Overlapping glass shingles wrap the roof in an elegant deconstruction of traditional building techniques. Chinks of light are admitted into the hall through the tiny openings in the timber superstructure, evoking the quality of a ruined building. Constantly shifting in appearance, the glass shingles give the Market Hall a quicksilver character, responsive to the Northern European light and climate.

The extensive undercroft beneath the paved square is densely packed with accommodation: public bike storage, toilets and a brasserie. It is cut back on one side, forming a plinth for the Market Hall above. The Brasserie overlooks an informal garden at the lower level, with an undulating lawn and winding paths. The organic forms of this garden sit less comfortably with the surrounding city and adjacent Gothic monuments than the formal paved space around the Market Hall. However, at a strategic level, the change of level and contrasting character of the garden successfully establish a new order in place of the previously undifferentiated terrain of the site, creating a richer urban environment. Integration of highway engineering and tram lines in the street next to the garden are low key but significant achievements.

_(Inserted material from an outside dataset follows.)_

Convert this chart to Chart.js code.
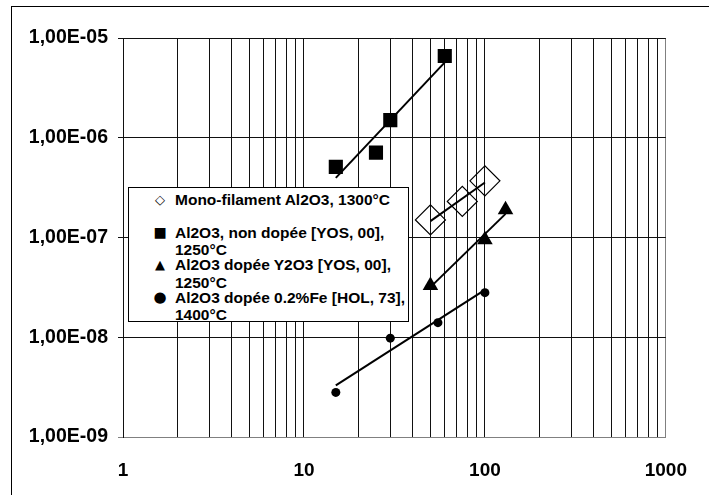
<!DOCTYPE html>
<html>
<head>
<meta charset="utf-8">
<script src="https://cdn.jsdelivr.net/npm/chart.js@4/dist/chart.umd.min.js"></script>
<style>
  body { margin: 0; background: #fff; overflow: hidden; }
  #wrap { position: relative; width: 709px; height: 495px; }
  #frame { position: absolute; left: 11px; top: 6px; width: 720px; height: 520px; border: 1px solid #000; pointer-events: none; }
  #legend {
    position: absolute; left: 128px; top: 187px; width: 279px; height: 130px;
    border: 1px solid #000; background: #fff; overflow: hidden;
    font-family: "Liberation Sans", Arial, sans-serif; font-weight: bold; font-size: 15.5px;
    padding-top: 3px; box-sizing: content-box;
  }
  .item { position: relative; height: 32.5px; }
  .mark { position: absolute; left: 23px; top: 0; width: 16px; line-height: 17.5px; text-align: center; font-family: "DejaVu Sans", sans-serif; font-weight: normal; }
  .txt { position: absolute; left: 46px; top: 0; line-height: 17.5px; white-space: pre; color: #000; }
</style>
</head>
<body>
<div id="wrap">
  <canvas id="c" width="709" height="495"></canvas>
  <div id="frame"></div>
  <div id="legend"></div>
</div>
<script>
// series
const monoX = [50, 75, 100];
const monoY = [1.5e-7, 2.3e-7, 3.7e-7];
const nonDopX = [15, 25, 30, 60];
const nonDopY = [5.1e-7, 7.1e-7, 1.5e-6, 6.6e-6];
const y2o3X = [50, 100, 130];
const y2o3Y = [3.3e-8, 9.5e-8, 1.9e-7];
const feX = [15, 30, 55, 100];
const feY = [2.8e-9, 9.8e-9, 1.4e-8, 2.8e-8];

const seriesLabels = [
  'Mono-filament Al2O3, 1300°C',
  'Al2O3, non dopée [YOS, 00],\n1250°C',
  'Al2O3 dopée Y2O3 [YOS, 00],\n1250°C',
  'Al2O3 dopée 0.2%Fe [HOL, 73],\n1400°C'
];
const legendMarks = ['\u25C7', '\u25A0', '\u25B2', '\u25CF'];

const xTicks = [1, 2, 3, 4, 5, 6, 7, 8, 9, 10, 20, 30, 40, 50, 60, 70, 80, 90, 100, 200, 300, 400, 500, 600, 700, 800, 900, 1000];
const xTickLabels = ['1', '10', '100', '1000'];
const yTicks = [1e-9, 1e-8, 1e-7, 1e-6, 1e-5];
const yTickLabels = ['1,00E-09', '1,00E-08', '1,00E-07', '1,00E-06', '1,00E-05'];

const pts = (xs, ys) => xs.map((x, i) => ({ x: x, y: ys[i] }));

// power-law trend (straight line on log-log), over the data x range
function powerTrend(xs, ys) {
  const lx = xs.map(Math.log10), ly = ys.map(Math.log10);
  const n = xs.length;
  const mx = lx.reduce((a, b) => a + b, 0) / n;
  const my = ly.reduce((a, b) => a + b, 0) / n;
  let sxy = 0, sxx = 0;
  for (let i = 0; i < n; i++) { sxy += (lx[i] - mx) * (ly[i] - my); sxx += (lx[i] - mx) ** 2; }
  const b = sxy / sxx;
  const f = x => Math.pow(10, my + b * (Math.log10(x) - mx));
  const x0 = Math.min(...xs), x1 = Math.max(...xs);
  return [{ x: x0, y: f(x0) }, { x: x1, y: f(x1) }];
}

const trend = (xs, ys) => ({
  type: 'line', data: powerTrend(xs, ys), showLine: true, order: 0,
  borderColor: '#000', borderWidth: 2, pointRadius: 0, fill: false
});

const fontFamily = '"Liberation Sans", Arial, sans-serif';

new Chart(document.getElementById('c'), {
  type: 'scatter',
  data: {
    datasets: [
      trend(monoX, monoY), trend(nonDopX, nonDopY), trend(y2o3X, y2o3Y), trend(feX, feY),
      { data: pts(monoX, monoY), order: 1, pointStyle: 'rectRot', pointRadius: 15, borderWidth: 1.2, borderColor: '#000', backgroundColor: 'rgba(0,0,0,0)' },
      { data: pts(nonDopX, nonDopY), order: 1, pointStyle: 'rect', pointRadius: 10, borderWidth: 0, backgroundColor: '#000' },
      { data: pts(y2o3X, y2o3Y), order: 1, pointStyle: 'triangle', pointRadius: 9, borderWidth: 0, backgroundColor: '#000' },
      { data: pts(feX, feY), order: 1, pointStyle: 'circle', pointRadius: 4.5, borderWidth: 0, backgroundColor: '#000' }
    ]
  },
  options: {
    responsive: false,
    animation: false,
    layout: { padding: { top: 38, right: 41, left: 0, bottom: 0 } },
    plugins: { legend: { display: false }, tooltip: { enabled: false } },
    scales: {
      x: {
        type: 'logarithmic', min: 1, max: 1000,
        afterBuildTicks: s => { s.ticks = xTicks.map(v => ({ value: v })); },
        afterFit: s => { s.height = 58; },
        ticks: {
          autoSkip: false, maxRotation: 0, color: '#000', padding: 22,
          font: { family: fontFamily, weight: 'bold', size: 19 },
          callback: v => xTickLabels.includes(String(v)) ? String(v) : ''
        },
        grid: { color: c => (c.tick && c.tick.value === 1000 ? '#808080' : '#111'), lineWidth: 1, drawTicks: false },
        border: { display: true, color: '#808080', width: 1 }
      },
      y: {
        type: 'logarithmic', min: 1e-9, max: 1e-5,
        afterBuildTicks: s => { s.ticks = yTicks.map(v => ({ value: v })); },
        afterFit: s => { s.width = 123; },
        ticks: {
          autoSkip: false, color: '#000', padding: 10,
          font: { family: fontFamily, weight: 'bold', size: 19.5 },
          callback: v => yTickLabels[yTicks.findIndex(t => Math.abs(t - v) / t < 1e-6)]
        },
        grid: { color: c => (c.tick && c.tick.value === 1e-9 ? '#808080' : '#111'), lineWidth: 1, drawTicks: true, tickLength: 5 },
        border: { display: true, color: '#111', width: 1 }
      }
    }
  }
});

// legend box with wrapped entries, like the original
const lg = document.getElementById('legend');
seriesLabels.forEach((t, i) => {
  const it = document.createElement('div');
  it.className = 'item';
  const m = document.createElement('span');
  m.className = 'mark';
  m.textContent = legendMarks[i];
  m.style.fontSize = i === 1 ? '14px' : (i === 3 ? '15px' : '13px');
  const s = document.createElement('span');
  s.className = 'txt';
  s.textContent = t;
  it.appendChild(m);
  it.appendChild(s);
  lg.appendChild(it);
});
</script>
</body>
</html>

The discretion exercised by the architects of the Market Hall and its sensitive integration within the urban fabric disqualify this project from 'icon' status. Even without a fire burning in the public hearth or the bustle of street trade, the Market Hall and sensitive repair of the surrounding urban environment are a resounding success. When he extolled the virtues of a building 'without use', Auguste Perret recognised the truth that architecture may have value which transcends practical function.

1.  Auguste Perret, 'Collective Needs and Architecture', in The Rationalist Reader, Architecture and Rationalism in Western Europe 1920-1940 / 1960-1990, ed. by Andrew Peckham and Torsten Schmiedeknecht (London and New York: Routledge, 2014), pp.75-76 (pp.75-76).